An absentee freeholder may not be of concern to you on a day to day basis; you may indeed regard this as a blessing on the basis that you are not paying ground rent and do not have a landlord enforcing works to the building. You may have considered getting around the fact that the landlord does not arrange insurance by arranging insurance yourself (although that is not without legal and technical issues). When works are necessary to the building the chances are that you can negotiate with any other flat owners what works should be done and how the costs are to be split.
This does not mean to say that there cannot be practical issues in not having a landlord (such as enforcing the provisions of the other leases for properties in the building); in the vast majority of cases, it does not present a practical problem until you come to try and sell the property.
Obviously, if there was an absentee landlord and there was a particularly short lease then the fact that there is a missing freeholder dramatically heightens the problem of a short lease and in those circumstances the purchaser’s Conveyancing Solicitor and the buyer will have obvious concerns, but provided that the lease had more than 70 years remaining and in the majority of cases, the parties would proceed (in most cases with taking out indemnity insurance).
Over the last 10 years during an extremely buoyant property market, the legal concern of an absentee landlord has been like a crack in the wall that has simply been papered over. It has largely been ignored by vendors, buyers and purchasers’ Conveyancing Solicitors alike who on the whole accept absentee landlord indemnity insurance as a solution to the problem. This was partly due to the fact that sellers would be in such a strong position that they could pretty much dictate a “take it or leave it” approach to a buyer. A seller would essentially tell the agent and the buyer that if this buyer does not buy the property there is another buyer around the corner who will purchase the property. From a buyer’s perspective, a missing landlord, as mentioned above, does not really concern them from a practical perspective.
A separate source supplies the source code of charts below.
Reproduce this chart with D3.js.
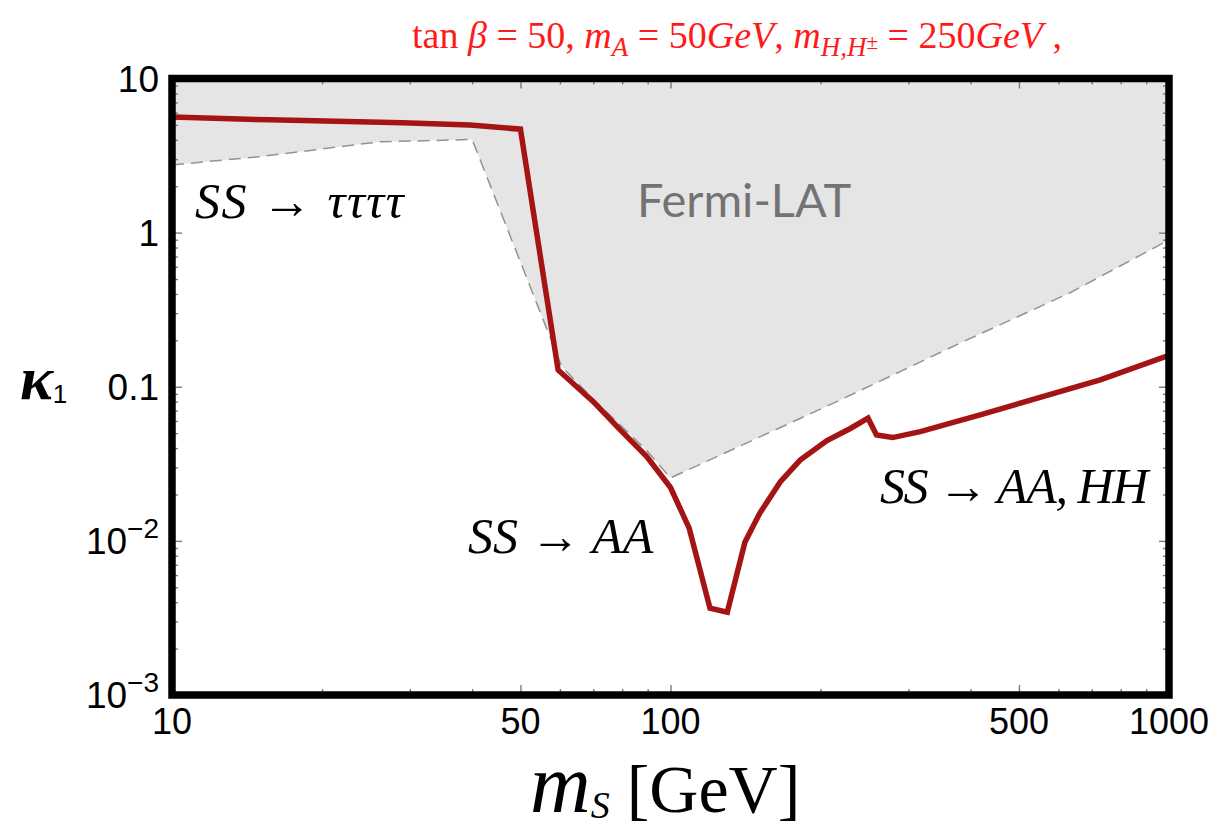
<!DOCTYPE html>
<html>
<head>
<meta charset="utf-8">
<script src="https://cdn.jsdelivr.net/npm/d3@7"></script>
<style>
  body { margin: 0; background: #fff; }
  svg { display: block; }
</style>
</head>
<body>
<div class="container"></div>
<script>
// red curve: relic-density constraint on kappa_1 vs m_S
const redMass  = [10, 15.7, 29, 39.6, 50, 59.5, 70, 79.3, 89.6, 100, 109, 120, 130, 141, 151, 166, 182, 206, 230, 249, 259, 279, 317, 418, 728, 1000];
const redKappa = [5.63, 5.39, 5.17, 5.0, 4.69, 0.1285, 0.080, 0.0525, 0.0352, 0.0222, 0.0121, 0.00366, 0.00345, 0.0098, 0.0151, 0.0241, 0.0334, 0.0448, 0.0538, 0.0625, 0.0487, 0.0468, 0.0511, 0.0656, 0.111, 0.160];

// Fermi-LAT excluded region, lower boundary (dashed)
const fermiMass  = [10, 15, 26, 40, 60.5, 70, 79.3, 89.6, 100, 219, 381, 632, 1000];
const fermiKappa = [2.75, 3.11, 3.88, 4.02, 0.135, 0.083, 0.0565, 0.0385, 0.0256, 0.082, 0.192, 0.406, 0.897];

const xMajor = [10, 50, 100, 500, 1000];
const xMinor = [20, 30, 40, 60, 70, 80, 90, 200, 300, 400, 600, 700, 800, 900];
const yMajor = [1e-3, 1e-2, 0.1, 1, 10];
const yLabels = [["10", "−3"], ["10", "−2"], ["0.1"], ["1"], ["10"]];

const width = 1215;
const height = 836;
const margin = { top: 78.5, right: 46, bottom: 141, left: 172 };

const svg = d3.select(".container")
  .append("svg")
  .attr("width", width)
  .attr("height", height);

const x = d3.scaleLog()
  .domain([10, 1000])
  .range([margin.left, width - margin.right]);
const y = d3.scaleLog()
  .domain([1e-3, 10])
  .range([height - margin.bottom, margin.top]);

const x0 = x.range()[0], x1 = x.range()[1];
const y0 = y.range()[0], y1 = y.range()[1];

svg.append("defs")
  .append("clipPath")
  .attr("id", "plot-clip")
  .append("rect")
  .attr("x", x0).attr("y", y1)
  .attr("width", x1 - x0).attr("height", y0 - y1);

const plot = svg.append("g").attr("clip-path", "url(#plot-clip)");

// gray shaded region (above the boundary)
const region = fermiMass.map((m, i) => [m, fermiKappa[i]]);
const area = d3.area()
  .x((d) => x(d[0]))
  .y0(y(10))
  .y1((d) => y(d[1]));

plot.append("path")
  .datum(region)
  .attr("fill", "#e5e5e5")
  .attr("d", area);

plot.append("path")
  .datum(region)
  .attr("fill", "none")
  .attr("stroke", "#939393")
  .attr("stroke-width", 1.5)
  .attr("stroke-dasharray", "12,7")
  .attr("d", d3.line().x((d) => x(d[0])).y((d) => y(d[1])));

// red curve
const red = redMass.map((m, i) => [m, redKappa[i]]);
plot.append("path")
  .datum(red)
  .attr("fill", "none")
  .attr("stroke", "#a51414")
  .attr("stroke-width", 5.5)
  .attr("stroke-linejoin", "miter")
  .attr("d", d3.line().x((d) => x(d[0])).y((d) => y(d[1])));

// ticks (inward, on all four sides)
const yMinor = yMajor.slice(0, -1).flatMap((d) => d3.range(2, 10).map((k) => k * d));
function tickAxis(axisFn, scale, values, size, transform) {
  svg.append("g")
    .attr("transform", transform)
    .call(axisFn(scale).tickValues(values).tickSize(size).tickFormat(""))
    .call((g) => g.select(".domain").remove())
    .call((g) => g.selectAll(".tick line").attr("stroke", "#7a7a7a").attr("stroke-width", 1.4));
}
tickAxis(d3.axisBottom, x, xMajor, -10, `translate(0,${y0})`);
tickAxis(d3.axisBottom, x, xMinor, -6, `translate(0,${y0})`);
tickAxis(d3.axisTop, x, xMajor, -10, `translate(0,${y1})`);
tickAxis(d3.axisTop, x, xMinor, -6, `translate(0,${y1})`);
tickAxis(d3.axisLeft, y, yMajor, -10, `translate(${x0},0)`);
tickAxis(d3.axisLeft, y, yMinor, -6, `translate(${x0},0)`);
tickAxis(d3.axisRight, y, yMajor, -10, `translate(${x1},0)`);
tickAxis(d3.axisRight, y, yMinor, -6, `translate(${x1},0)`);

// frame
svg.append("rect")
  .attr("x", x0).attr("y", y1)
  .attr("width", x1 - x0).attr("height", y0 - y1)
  .attr("fill", "none")
  .attr("stroke", "#000")
  .attr("stroke-width", 7.5);

// tick labels
const tickFont = "'Liberation Sans', Arial, sans-serif";
svg.append("g")
  .selectAll("text")
  .data(xMajor)
  .join("text")
  .attr("x", (d) => x(d))
  .attr("y", y0 + 39)
  .attr("text-anchor", "middle")
  .attr("font-family", tickFont)
  .attr("font-size", 36)
  .text((d) => d);

const yl = svg.append("g")
  .selectAll("text")
  .data(yMajor)
  .join("text")
  .attr("x", 159)
  .attr("y", (d) => y(d) + 13)
  .attr("text-anchor", "end")
  .attr("font-family", tickFont)
  .attr("font-size", 37);
yl.append("tspan").text((d, i) => yLabels[i][0]);
yl.filter((d, i) => yLabels[i].length > 1)
  .append("tspan")
  .attr("dy", -16)
  .attr("font-size", 28)
  .text((d) => yLabels[yMajor.indexOf(d)][1]);

// helper for rich text
function richText(sel, parts) {
  let shift = 0;
  parts.forEach((p) => {
    const t = sel.append("tspan").text(p.t);
    if (p.italic) t.attr("font-style", "italic");
    if (p.size) t.attr("font-size", p.size);
    if (p.family) t.attr("font-family", p.family);
    if (p.weight) t.attr("font-weight", p.weight);
    const target = p.dy || 0;
    if (target !== shift) { t.attr("dy", target - shift); shift = target; }
  });
  return sel;
}

// title
const serif = "'Liberation Serif', 'Times New Roman', serif";
richText(
  svg.append("text")
    .attr("x", 737).attr("y", 48)
    .attr("text-anchor", "middle")
    .attr("font-family", serif)
    .attr("font-size", 38)
    .attr("fill", "#ff1a1a"),
  [
    { t: "tan " },
    { t: "β", italic: true },
    { t: " = 50, " },
    { t: "m", italic: true },
    { t: "A", italic: true, size: 27, dy: 8 },
    { t: " = 50", dy: 0 },
    { t: "GeV", italic: true },
    { t: ", " },
    { t: "m", italic: true },
    { t: "H,H", italic: true, size: 27, dy: 8 },
    { t: "±", size: 21, dy: 1 },
    { t: " = 250", dy: 0 },
    { t: "GeV", italic: true },
    { t: " ," }
  ]
);

// axis titles
richText(
  svg.append("text")
    .attr("x", 530).attr("y", 812)
    .attr("font-family", serif)
    .attr("font-size", 68),
  [
    { t: "m", italic: true, size: 84 },
    { t: "S", italic: true, size: 38, dy: 6 },
    { t: " [GeV]", dy: 0 }
  ]
);

richText(
  svg.append("text")
    .attr("x", 20).attr("y", 399)
    .attr("font-family", serif)
    .attr("font-size", 62),
  [
    { t: "κ", italic: true, weight: "bold" },
    { t: "1", size: 26, family: tickFont, dy: 4 }
  ]
);

// annotations
const annot = [
  { t: "SS → ττττ", x: 195, y: 218, ls: 1.5 },
  { t: "SS → AA", x: 468, y: 553, ls: 0 },
  { t: "SS → AA, HH", x: 880, y: 503, ls: -1.4 }
];
svg.append("g")
  .selectAll("text")
  .data(annot)
  .join("text")
  .attr("x", (d) => d.x)
  .attr("y", (d) => d.y)
  .attr("font-family", serif)
  .attr("font-style", "italic")
  .attr("font-size", 50)
  .attr("letter-spacing", (d) => d.ls)
  .text((d) => d.t);

svg.append("text")
  .attr("x", 637).attr("y", 217)
  .attr("font-family", "Lato, 'Open Sans', sans-serif")
  .attr("font-size", 47)
  .attr("fill", "#737373")
  .text("Fermi-LAT");
</script>
</body>
</html>
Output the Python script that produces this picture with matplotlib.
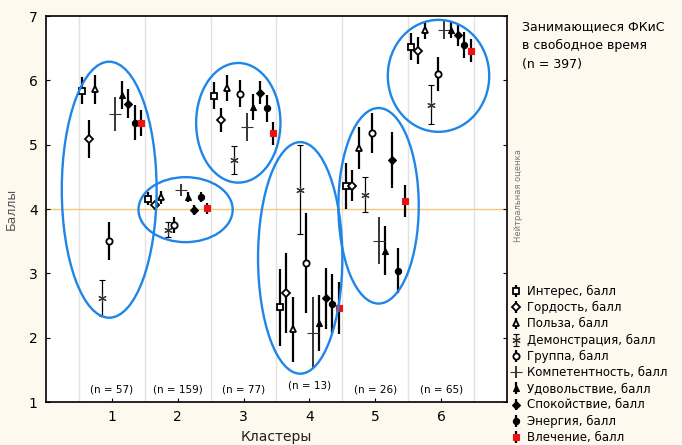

Lenders’ attitudes are changing however and an increased number of lenders have changed their requirements on the minimum lease term before they are prepared to lend. They have also changed their attitude towards indemnity insurance, specifically on absentee landlords. A number of lenders have stated that, whereas they would have lent on an absentee freeholder in the past, they will no longer do so. A similar tightening of requirements has also applied to flying freeholds and creeping freeholds.
Sellers with an absentee freeholder or missing landlord, or any unique property (and most properties do have a unique defect or issue) require the most experienced Conveyancing Solicitor to help finesse a Conveyancing transaction through to completion by dealing with any potential issues and concerns at an early stage.